I owned one at one point, but had a hard time saving and restoring files on the cassette tape drive. I don't miss the frustration, but I am grateful for the world it inducted me into.
And it could run that all day, without overheating, with no fan!
I couldn’t find a Git link. Is this proprietary?
Yes. Most of the good TRS-80 emulators I've seen are proprietary. There's xtrs in the Debian repos but last time I tried it, it was pretty bare bones and not very accurate.
Edit: There's also MAME of course but it's a bit clunky to use.
> Edit: There's also MAME of course but it's a bit clunky to use.
I like the way MAME strives for accuracy above all else. I often wonder if it wouldn't be possible to compile MAME's source into some HDL and burn drivers into programmable hardware on demand.
> I often wonder if it wouldn't be possible to compile MAME's source into some HDL and burn drivers into programmable hardware on demand.

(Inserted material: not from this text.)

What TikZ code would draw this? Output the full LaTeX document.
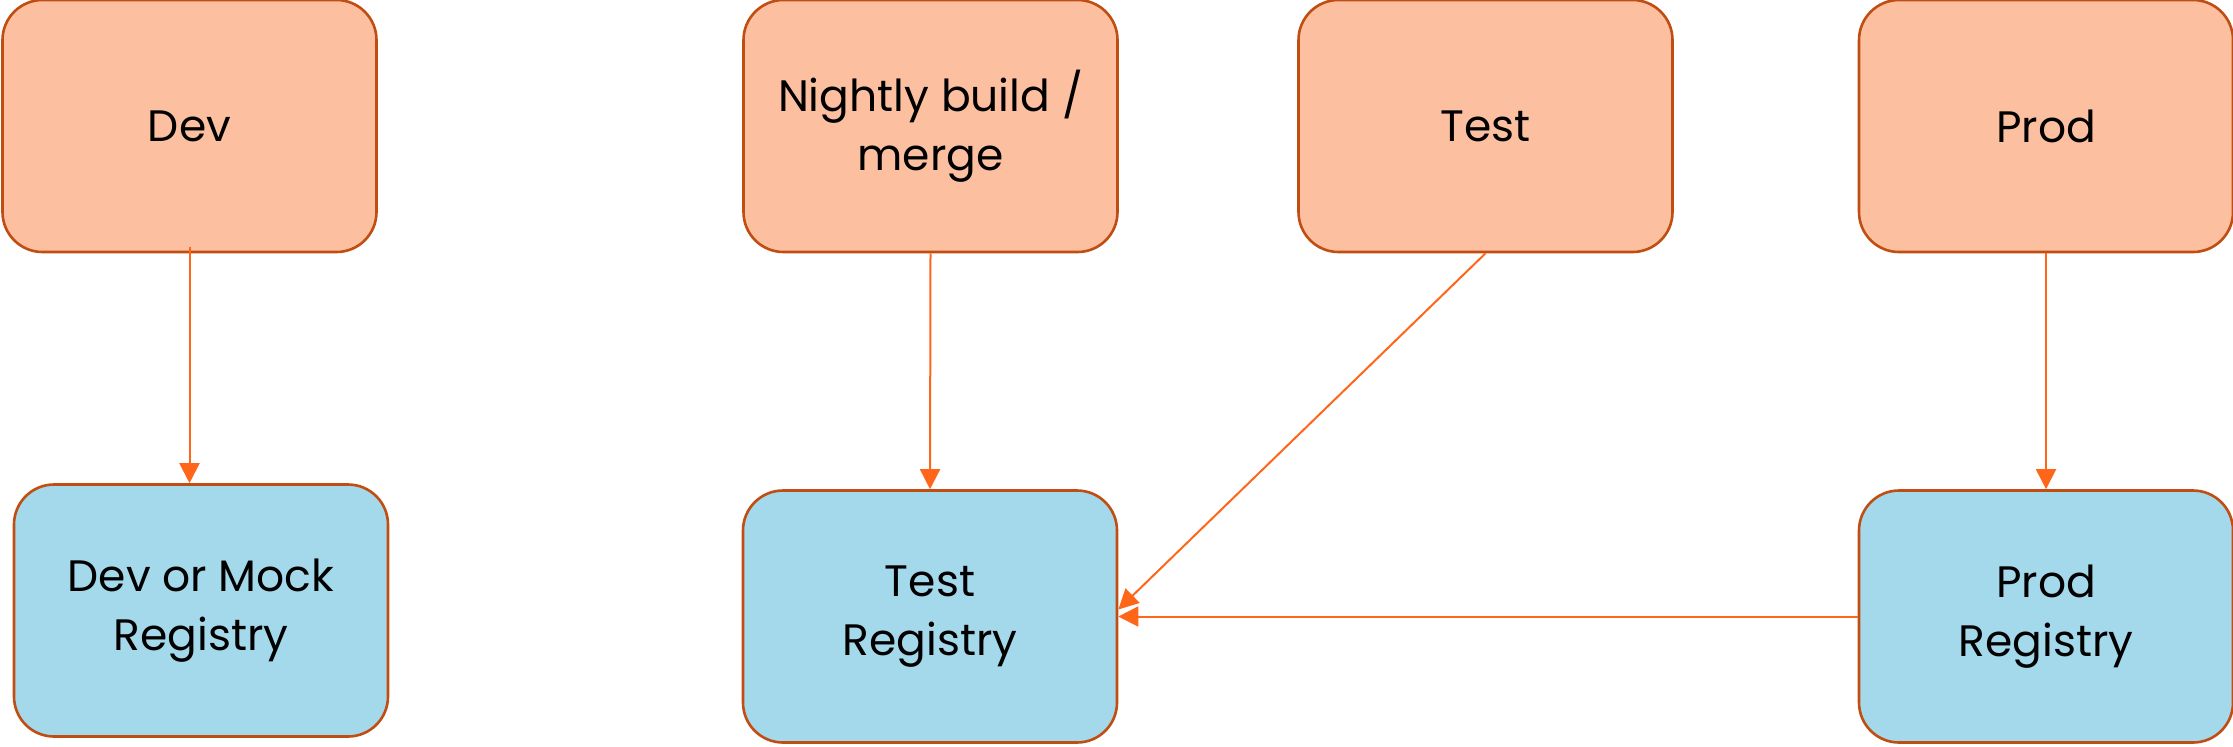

Like MiSTer FPGA? It seems to provide FPGA implementations for a number of vintage microcomputer and game systems:
Kind of yes, but the MAME code is very structured with lots of macros and looks extremely declarative. Once you have HDL versions of the most common components (such as CPUs, CRTCs, memory, etc) most of the code is declaring how these are connected, what RAM and ROM goes where. To translate that kind of code to an HDL wouldn't be impossible.
Not a TRS-80 emulator.
It is in the sense that Radio Shack put TRS-80 as a brand on all of their computers up until the mid eighties when they started to move into PC clones. Xroar emulates the Color Computer which was known as the "TRS-80 Color Computer".
Though, to be sure, most often TRS-80 is used to refer to the Model 1, 3, 4 line. But plenty of people will think of the Color Computer when they hear TRS-80. Or, possibly, their line of rebranded pocket and laptop computers like the TRS-80 Model 100 or TRS-80 Pocket Computer 1.